(News & views on the paper by Jun-Chao Hong et al., RAA, 2013, vol.13, 253-258)
Coupling of a blowout jet with a prominence eruption and a CME
(Key Laboratory of Solar Activity, National Astronomical Observatories, Chinese Academy of Sciences, Beijing 100012)
Coronal jets are omnipresent over the Sun’s surface. It is widely accepted that numerous jets are produced by magnetic reconnection between a newly emerging dipole and an ambient open field (Yokoyama & Shibata 1996), and many previous observations have shown that some jets even exhibit helical structures and untwisting motions, which are explained as due to twist in the closed dipole field being transferred into the open field by reconnection (Canfield et al. 1996). However, Moore et al. (2010) have presented a new type of jet, called a ``blowout jet,’’ which corresponds to erupting-loop Hα macrospicules. Therefore, blowout jets are different from standard jets that fit the reconnection model between an emerging dipole and an open field. Moreover, it is expected that the untwisting behavior in blowout jets may also originate from a different mechanism than that in standard jets.

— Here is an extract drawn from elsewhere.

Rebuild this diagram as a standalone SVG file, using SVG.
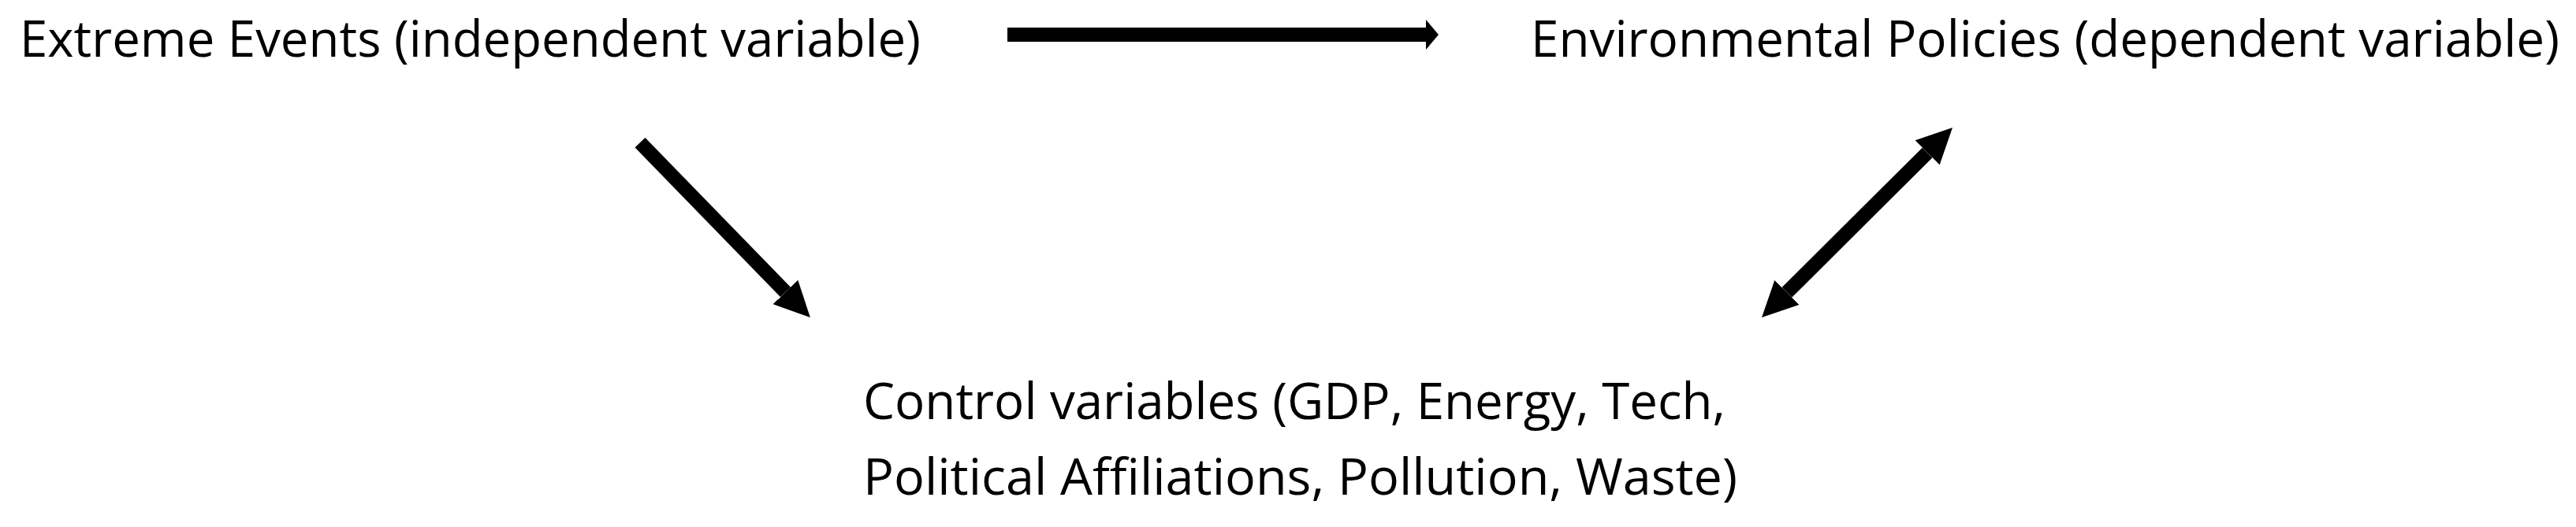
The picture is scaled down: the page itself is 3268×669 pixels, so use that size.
<svg xmlns="http://www.w3.org/2000/svg" width="3268" height="669" viewBox="0 0 3268 669">
<style>
.lbl{font-family:"Open Sans","Liberation Sans",sans-serif;font-size:64px;fill:#000}
.conn{stroke:#000;stroke-width:18;fill:none;stroke-linecap:butt}
</style>
<defs>
<marker id="head" markerUnits="userSpaceOnUse" viewBox="0 0 45 44" markerWidth="45" markerHeight="44" refX="0" refY="22" orient="auto-start-reverse">
<path d="M0,0 L45,22 L0,44 Z" fill="#000"/>
</marker>
<marker id="headSmall" markerUnits="userSpaceOnUse" viewBox="0 0 16 38" markerWidth="16" markerHeight="38" refX="0" refY="19" orient="auto">
<path d="M0,0 L16,19 L0,38 Z" fill="#000"/>
</marker>
</defs>
<rect width="3268" height="669" fill="#fff"/>
<g id="extreme-events">
<text class="lbl" x="25" y="72" textLength="1143" lengthAdjust="spacingAndGlyphs">Extreme Events (independent variable)</text>
</g>
<g id="environmental-policies">
<text class="lbl" x="1942" y="72" textLength="1305" lengthAdjust="spacingAndGlyphs">Environmental Policies (dependent variable)</text>
</g>
<g id="control-variables">
<text class="lbl" x="1095" y="532" textLength="1094" lengthAdjust="spacingAndGlyphs">Control variables (GDP, Energy, Tech,</text>
<text class="lbl" x="1095" y="628" textLength="1109" lengthAdjust="spacingAndGlyphs">Political Affiliations, Pollution, Waste)</text>
</g>
<g id="connectors">
<line class="conn" x1="1278" y1="44" x2="1809" y2="44" marker-end="url(#headSmall)"/>
<line class="conn" x1="812" y1="181" x2="996.5" y2="370.8" marker-end="url(#head)"/>
<line class="conn" x1="2266.9" y1="371.2" x2="2445.1" y2="193.8" marker-start="url(#head)" marker-end="url(#head)"/>
</g>
</svg>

By analyzing multi-angle observations of a polar blowout jet, a new idea is proposed by Hong et al. (2013) for untwisting in a polar blowout jet. Their results indicate that the twist in the blowout jet may come from a mini-prominence at the jet base and be released by its eruption. Following this conclusion, they further infer that (1) there would be a one-to-one relationship between twist handedness in the blowout jet (Jibben & Canfield 2004) and filament chirality (Martin et al. 1994), namely a left/right–handed-twist blowout jet corresponds to a dextral/sinistral filament, and (2) the twist handedness of blowout jets would have a hemispheric preference because of the hemispheric pattern for filament chirality. Furthermore, the blowout jet also leads to a narrow coronal mass ejection (CME), which extends to 1.5 solar radii.
The work of Hong et al. (2013) clearly displays the whole process involved with a series of small scale activities, indicating that there exists coupling between different kinds of activities in the solar atmosphere.